* Currency stuck in C$1.22-C$1.24 range, underperforms kiwi
* Long bonds up ahead of supply, short debt dips on stocks
TORONTO, March 26 (Reuters) - The Canadian dollar was slightly higher versus the U.S. currency on Thursday as strength in equity markets and the rising price of oil lent support.
At 9:45 a.m. (1345 GMT), the Canadian currency was at C$1.2272 to the U.S. dollar, or 81.49 U.S. cents, up from C$1.2285 to the U.S. dollar, or 81.40 U.S. cents, at Wednesday’s close.
The currency weakened overnight as low as C$1.2329 to the U.S. dollar, or 81.11 U.S. cents, but turned higher as North American equity markets pointed to a higher open on hope that recent upbeat U.S. economic data means the economy is stabilizing.

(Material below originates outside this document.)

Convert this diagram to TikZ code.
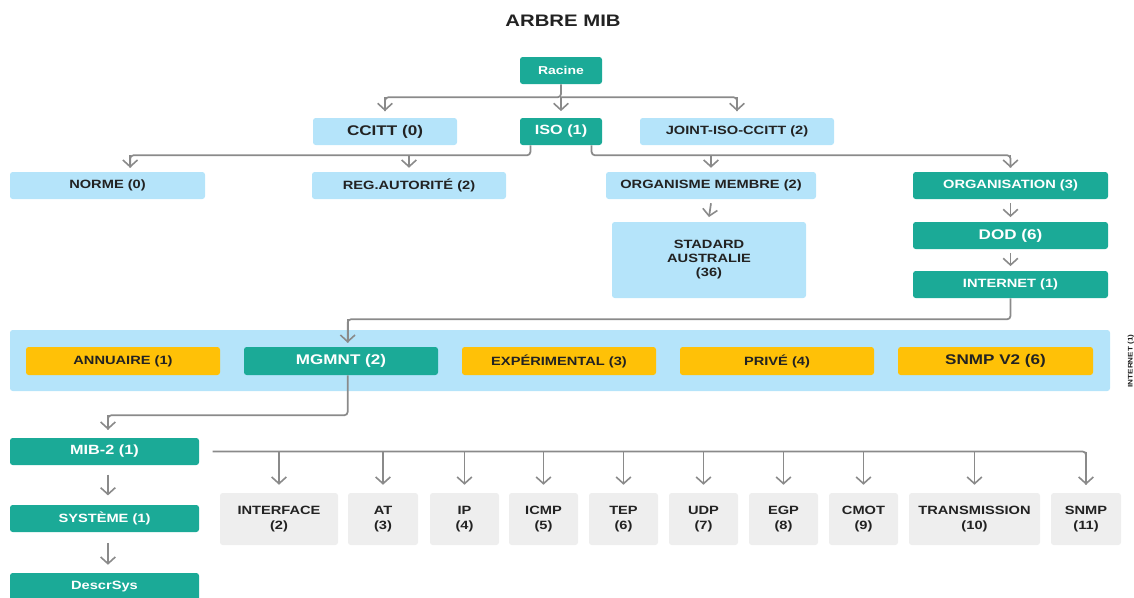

The currency briefly pared gains after data on Thursday showed the U.S. economy contracted slightly more than had been estimated in the fourth quarter. [ID:nN25435810]
U.S. gross domestic product fell at an annual rate of 6.3 percent in the October-December quarter, compared with last month’s estimate of a 6.2 percent decline. Analysts had forecast fourth-quarter GDP would contract by 6.5 percent.
“The markets are assessing whether the worse has passed in terms of U.S. growth,” said Paul Ferley, assistant chief economist at Royal Bank of Canada. “Data today clearly indicated fairly sizable declines in growth in the fourth quarter of last year but the expectations are that it was the weakest point in the current recession.”
A renewed rise in the price of crude oil, up nearly 3 percent to above $54 a barrel, supported the Canadian dollar. Canada is a major exporter of oil.
The currency has taken direction from equity and commodity markets lately, considering them a barometer of risk sentiment, but it has not strayed out of a C$1.22-C$1.24 range against the U.S. dollar all week.
The Canadian dollar’s gains paled in comparison to its commodity-linked cousin, the New Zealand dollar, which surged 2 percent to its highest level in more than two months on Thursday as investors searching for yield took the view that interest rates in New Zealand were at, or very near, the bottom. [ID:nN26335480]
Canadian government bonds were mixed with short-dated issues dipping due to strength in stocks, while long bonds edged up after being hammered in the past few sessions.
Prices were largely influenced by equity markets, but increasing U.S. supply was also factor, Ferley said.
The gains and losses were fairly modest as concern about lack of demand for more U.S. supply weighed, the day after the lukewarm reception at a five-year debt auction. The market faces a $24 billion sale of U.S. seven-year notes on Thursday.
The two-year bond fell 2 Canadian cents to C$100.10 to yield 1.203 percent. The 10-year bond inched up 2 Canadian cents to C$106.97 to yield 2.951 percent.